Syria; Information on
frozen Syrian state assets is scarce, with estimates instead focusing on the
personal wealth of the former Assad regime: U.S. State Department estimate of
the Assad family's net overseas wealth- $1 to 2 Billion. Some estimates
together with other officials assets, place this figure much higher, potentially up
to $122 billion.
Based on available data,
estimating the exact value of assets removed during conflicts -often
termed “pillaging” or “reconstruction costs” - is challenging, as Western
governments rarely release official tallies. However, the above information,
drawn primarily from Chinese official and academic sources, as
well as international financial reports and legal documents under
the condition which provide the most reliable available data.

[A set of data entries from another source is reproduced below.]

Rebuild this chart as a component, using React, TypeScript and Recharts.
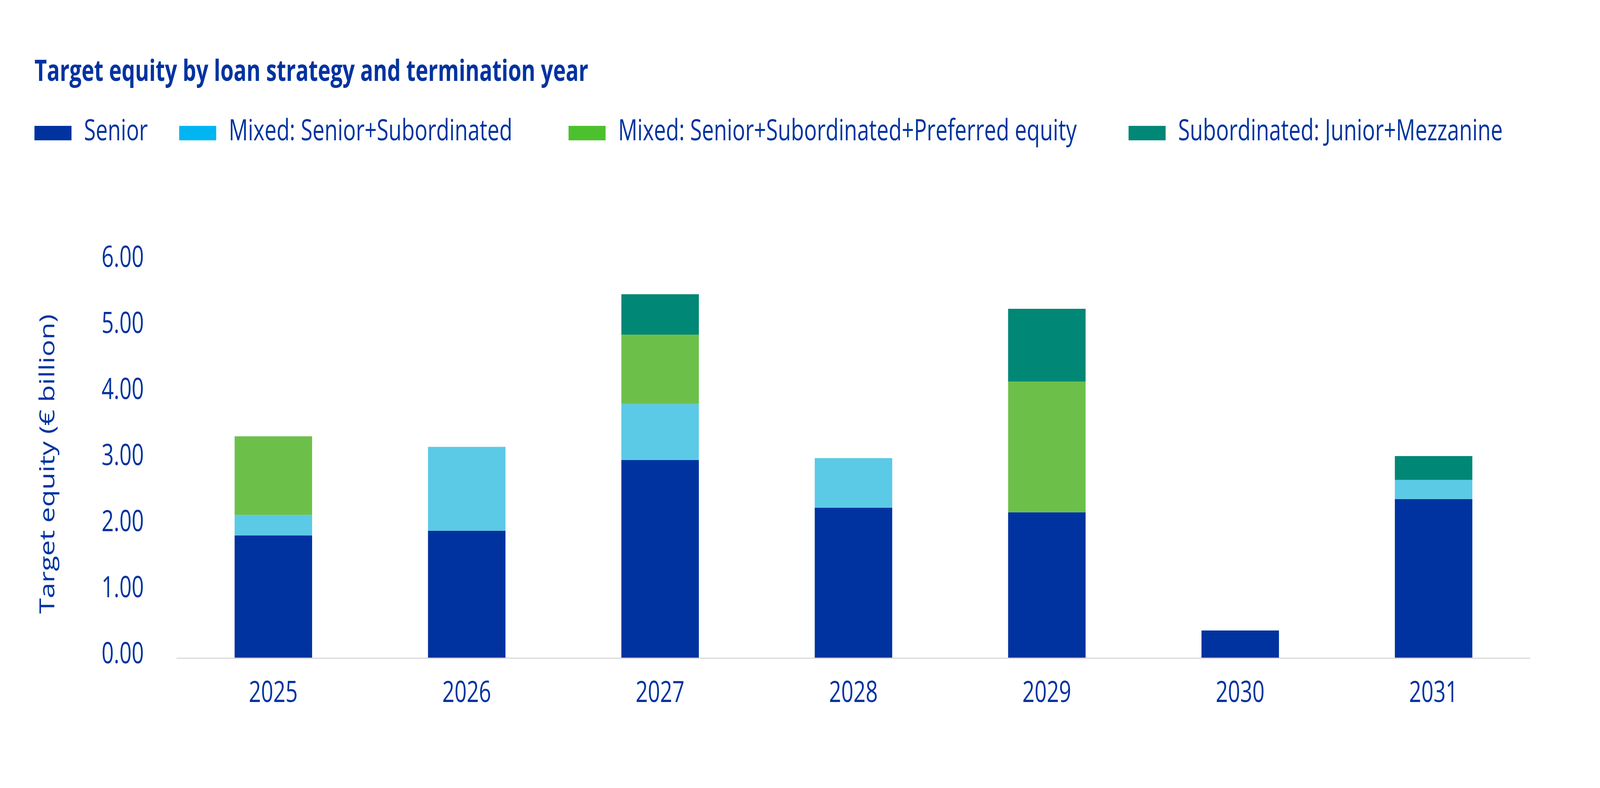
import { BarChart, Bar, XAxis, YAxis, Label } from 'recharts';

// values (€ billion)
const years = ['2025', '2026', '2027', '2028', '2029', '2030', '2031'];
const senior = [1.86, 1.93, 3.0, 2.28, 2.21, 0.42, 2.41];
const mixedSub = [0.31, 1.27, 0.85, 0.75, 0, 0, 0.29];
const mixedPref = [1.19, 0, 1.05, 0, 1.98, 0, 0];
const subordinated = [0, 0, 0.61, 0, 1.1, 0, 0.36];
const yTicks = [0, 1, 2, 3, 4, 5, 6];

const seriesNames = [
  'Senior',
  'Mixed: Senior+Subordinated',
  'Mixed: Senior+Subordinated+Preferred equity',
  'Subordinated: Junior+Mezzanine',
];
const seriesKeys = ['senior', 'mixedSub', 'mixedPref', 'subordinated'];
const barColors = ['#0033A0', '#5BCAE6', '#6CC04A', '#008775'];
const legendColors = ['#0033A0', '#00B5F1', '#4CC12E', '#008775'];
const legendX = [121, 629, 1996, 3962];

const data = years.map((year, i) => ({
  year,
  senior: senior[i],
  mixedSub: mixedSub[i],
  mixedPref: mixedPref[i],
  subordinated: subordinated[i],
}));

const W = 5617;
const H = 2016;
const FONT = '"Open Sans", "Noto Sans", sans-serif';
const TEXT = '#0033A0';

const YTick = ({ x, y, payload }: any) => (
  <text x={x} y={y - 14} dy="0.36em" textAnchor="end" fill={TEXT} fontSize={75} fontFamily={FONT}>
    {Number(payload.value).toFixed(2)}
  </text>
);

const XTick = ({ x, y, payload }: any) => (
  <text x={x} y={y} textAnchor="middle" fill={TEXT} fontSize={75} fontFamily={FONT}>
    {payload.value}
  </text>
);

export default function App() {
  // the browser caps the window width, so squeeze the layout to what is there
  const sx = Math.min(1, window.innerWidth / W);

  return (
    <div
      style={{
        position: 'absolute',
        left: 0,
        top: 0,
        width: W,
        height: H,
        background: '#fff',
        fontFamily: FONT,
        transform: `scale(${sx}, 1)`,
        transformOrigin: '0 0',
      }}
    >
      <div style={{ position: 'absolute', left: 121, top: 141, fontSize: 75, lineHeight: 1, fontWeight: 700, color: TEXT, whiteSpace: 'nowrap' }}>
        Target equity by loan strategy and termination year
      </div>
      {seriesNames.map((name, i) => (
        <div key={name}>
          <div style={{ position: 'absolute', left: legendX[i], top: 322, width: 130, height: 37, background: legendColors[i] }} />
          <div style={{ position: 'absolute', left: legendX[i] + 174, top: 293, fontSize: 75, lineHeight: 1, color: TEXT, whiteSpace: 'nowrap' }}>
            {name}
          </div>
        </div>
      ))}
      <div style={{ position: 'absolute', left: 0, top: 0 }}>
        <BarChart
          width={W}
          height={H}
          data={data}
          barCategoryGap="30%"
          margin={{ top: 670, right: 245, bottom: H - 1684 - 120, left: 0 }}
        >
          <XAxis
            dataKey="year"
            height={120}
            tickLine={false}
            tickMargin={106}
            axisLine={{ stroke: '#D9D9D9', strokeWidth: 3 }}
            tick={<XTick />}
          />
          <YAxis
            width={620}
            domain={[0, 6]}
            ticks={yTicks}
            axisLine={false}
            tickLine={false}
            tickMargin={109}
            tick={<YTick />}
          >
            <Label
              content={() => (
                <text
                  x={0}
                  y={0}
                  transform="translate(190 1187) rotate(-90)"
                  textAnchor="middle"
                  fill={TEXT}
                  fontSize={72}
                  fontFamily={FONT}
                >
                  Target equity (€ billion)
                </text>
              )}
            />
          </YAxis>
          {seriesKeys.map((key, i) => (
            <Bar key={key} dataKey={key} name={seriesNames[i]} stackId="a" fill={barColors[i]} isAnimationActive={false} />
          ))}
        </BarChart>
      </div>
    </div>
  );
}
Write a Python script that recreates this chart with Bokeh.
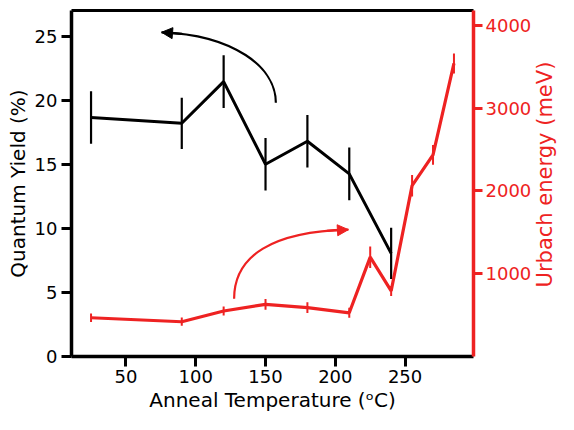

The historical experience of controlling,
plundering, and seizing the assets of other countries manifested itself in 1915
with stealing the assets of Haitian
people still continues after a century with different excuses, shapes, and
forms. The "frozen assets" and "oil-for-food" programs are
not acts of charity but sophisticated tools of geopolitical control, designed
to reshape nations in the image of their benefactors. However, the developments
in our new multi-polar world era indicates that the political independence
movements and positions of political neutrality
will be an inevitable trend among most countries which gradually bring about the
end of Mafia-like plunder and theft of other peoples assets.